**Task details**
Set the lines down again exactly, first line through the line that contains "(0,0) rectangle (958,500);", with no pictures.

>> start Data section

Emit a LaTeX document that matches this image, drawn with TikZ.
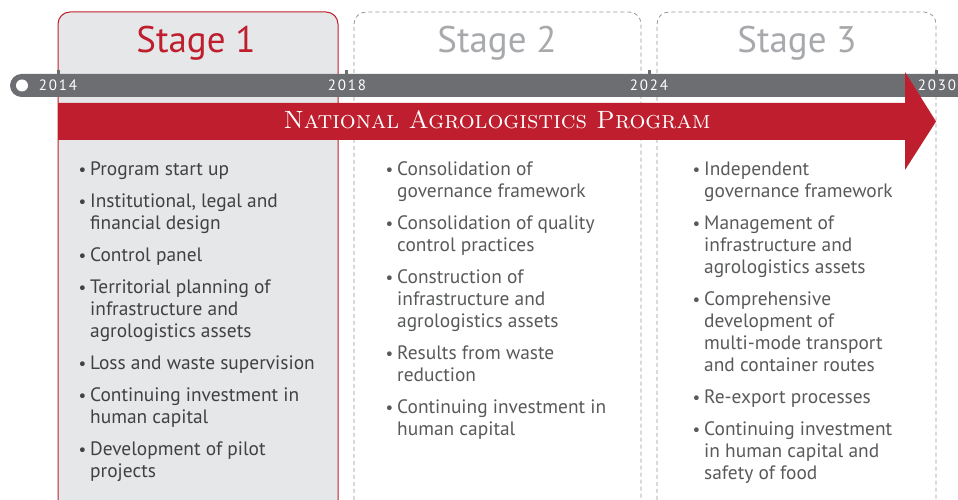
\documentclass[tikz,border=0pt]{standalone}
\usepackage{fontspec}
\newfontfamily\bodyfont{PT Sans}
\newfontfamily\yearfont[LetterSpace=12]{PT Sans}

\definecolor{agred}{HTML}{BE1E2D}
\definecolor{bargray}{HTML}{6D6E71}
\definecolor{boxgray}{HTML}{E6E7E8}
\definecolor{dashgray}{HTML}{939598}
\definecolor{titlegray}{HTML}{A7A9AC}
\definecolor{textdark}{HTML}{414042}
\definecolor{textgray}{HTML}{58595B}

% punto elenco sporgente a sinistra
\newcommand{\itm}{\llap{{\fontsize{17}{17}\selectfont\textbullet}\hspace{4pt}}}

\tikzset{
  stagetitle/.style={font=\bodyfont\fontsize{37}{40}\selectfont, anchor=base, inner sep=0pt},
  yearlabel/.style={font=\yearfont\fontsize{15}{15}\selectfont, text=white, anchor=base, inner sep=0pt},
  itemlist/.style={font=\bodyfont\fontsize{19.4}{22}\selectfont, align=left, anchor=north west, inner sep=0pt},
  yeartick/.style={fill=bargray},
  pendingbox/.style={draw=dashgray, dash pattern=on 4pt off 3pt, line width=0.8pt, rounded corners=12pt}
}

\begin{document}
\begin{tikzpicture}[x=1pt, y=1pt]

        \useasboundingbox (0,0) rectangle (958,500);

        % =========================================
        % === RIQUADRI DELLE FASI ===
        % =========================================
        \draw[fill=boxgray, draw=agred, line width=1pt, rounded corners=12pt] (58,-12) rectangle (338,488);
        \draw[pendingbox] (354,-12) rectangle (641,488);
        \draw[pendingbox] (657,-12) rectangle (936,488);

        % Titoli delle fasi
        \node[stagetitle, text=agred] (st1) at (196, 447) {Stage 1};
        \node[stagetitle, text=titlegray] (st2) at (497, 447) {Stage 2};
        \node[stagetitle, text=titlegray] (st3) at (797, 447) {Stage 3};

        % =========================================
        % === LINEA DEL TEMPO ===
        % =========================================
        \fill[bargray, rounded corners=11.5pt] (10,403) rectangle (980,426);
        \fill[white] (22,414.5) circle (6pt);

        % Tacche degli anni
        \fill[yeartick] (56.5,424) rectangle (59.5,430);
        \fill[yeartick] (344.5,424) rectangle (347.5,430);
        \fill[yeartick] (647.5,424) rectangle (650.5,430);
        \fill[yeartick] (934.5,424) rectangle (937.5,430);

        \node[yearlabel] (y2014) at (58, 409) {2014};
        \node[yearlabel] (y2018) at (347, 409) {2018};
        \node[yearlabel] (y2024) at (649, 409) {2024};
        \node[yearlabel] (y2030) at (937, 409) {2030};

        % Freccia del programma
        \fill[agred] (58,397) -- (905,397) -- (905,428) -- (936,378.5)
                     -- (905,330) -- (905,360) -- (58,360) -- cycle;
        \node[font=\fontsize{25}{25}\selectfont\scshape, text=white, anchor=base, inner sep=0pt] (prog) at (497, 371)
            {National Agrologistics Program};

        % =========================================
        % === ATTIVITA' PER FASE ===
        % =========================================
        \node[itemlist, text=textdark] (list1) at (90, 340.4) {%
            \strut\itm Program start up\\[10pt]
            \itm Institutional, legal and\\ financial design\\[10pt]
            \itm Control panel\\[10pt]
            \itm Territorial planning of\\ infrastructure and\\ agrologistics assets\\[10pt]
            \itm Loss and waste supervision\\[10pt]
            \itm Continuing investment in\\ human capital\\[10pt]
            \itm Development of pilot\\ projects};

        \node[itemlist, text=textgray] (list2) at (397, 340.4) {%
            \strut\itm Consolidation of\\ governance framework\\[10pt]
            \itm Consolidation of quality\\ control practices\\[10pt]
            \itm Construction of\\ infrastructure and\\ agrologistics assets\\[10pt]
            \itm Results from waste\\ reduction\\[10pt]
            \itm Continuing investment in\\ human capital};

        \node[itemlist, text=textgray] (list3) at (704, 340.4) {%
            \strut\itm Independent\\ governance framework\\[10pt]
            \itm Management of\\ infrastructure and\\ agrologistics assets\\[10pt]
            \itm Comprehensive\\ development of\\ multi-mode transport\\ and container routes\\[10pt]
            \itm Re-export processes\\[10pt]
            \itm Continuing investment\\ in human capital and\\ safety of food};

\end{tikzpicture}
\end{document}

>> end Data section

**Expected output**
Emit a LaTeX document that matches this image, drawn with TikZ.
\documentclass[tikz,border=0pt]{standalone}
\usepackage{fontspec}
\newfontfamily\bodyfont{PT Sans}
\newfontfamily\yearfont[LetterSpace=12]{PT Sans}

\definecolor{agred}{HTML}{BE1E2D}
\definecolor{bargray}{HTML}{6D6E71}
\definecolor{boxgray}{HTML}{E6E7E8}
\definecolor{dashgray}{HTML}{939598}
\definecolor{titlegray}{HTML}{A7A9AC}
\definecolor{textdark}{HTML}{414042}
\definecolor{textgray}{HTML}{58595B}

% punto elenco sporgente a sinistra
\newcommand{\itm}{\llap{{\fontsize{17}{17}\selectfont\textbullet}\hspace{4pt}}}

\tikzset{
  stagetitle/.style={font=\bodyfont\fontsize{37}{40}\selectfont, anchor=base, inner sep=0pt},
  yearlabel/.style={font=\yearfont\fontsize{15}{15}\selectfont, text=white, anchor=base, inner sep=0pt},
  itemlist/.style={font=\bodyfont\fontsize{19.4}{22}\selectfont, align=left, anchor=north west, inner sep=0pt},
  yeartick/.style={fill=bargray},
  pendingbox/.style={draw=dashgray, dash pattern=on 4pt off 3pt, line width=0.8pt, rounded corners=12pt}
}

\begin{document}
\begin{tikzpicture}[x=1pt, y=1pt]

        \useasboundingbox (0,0) rectangle (958,500);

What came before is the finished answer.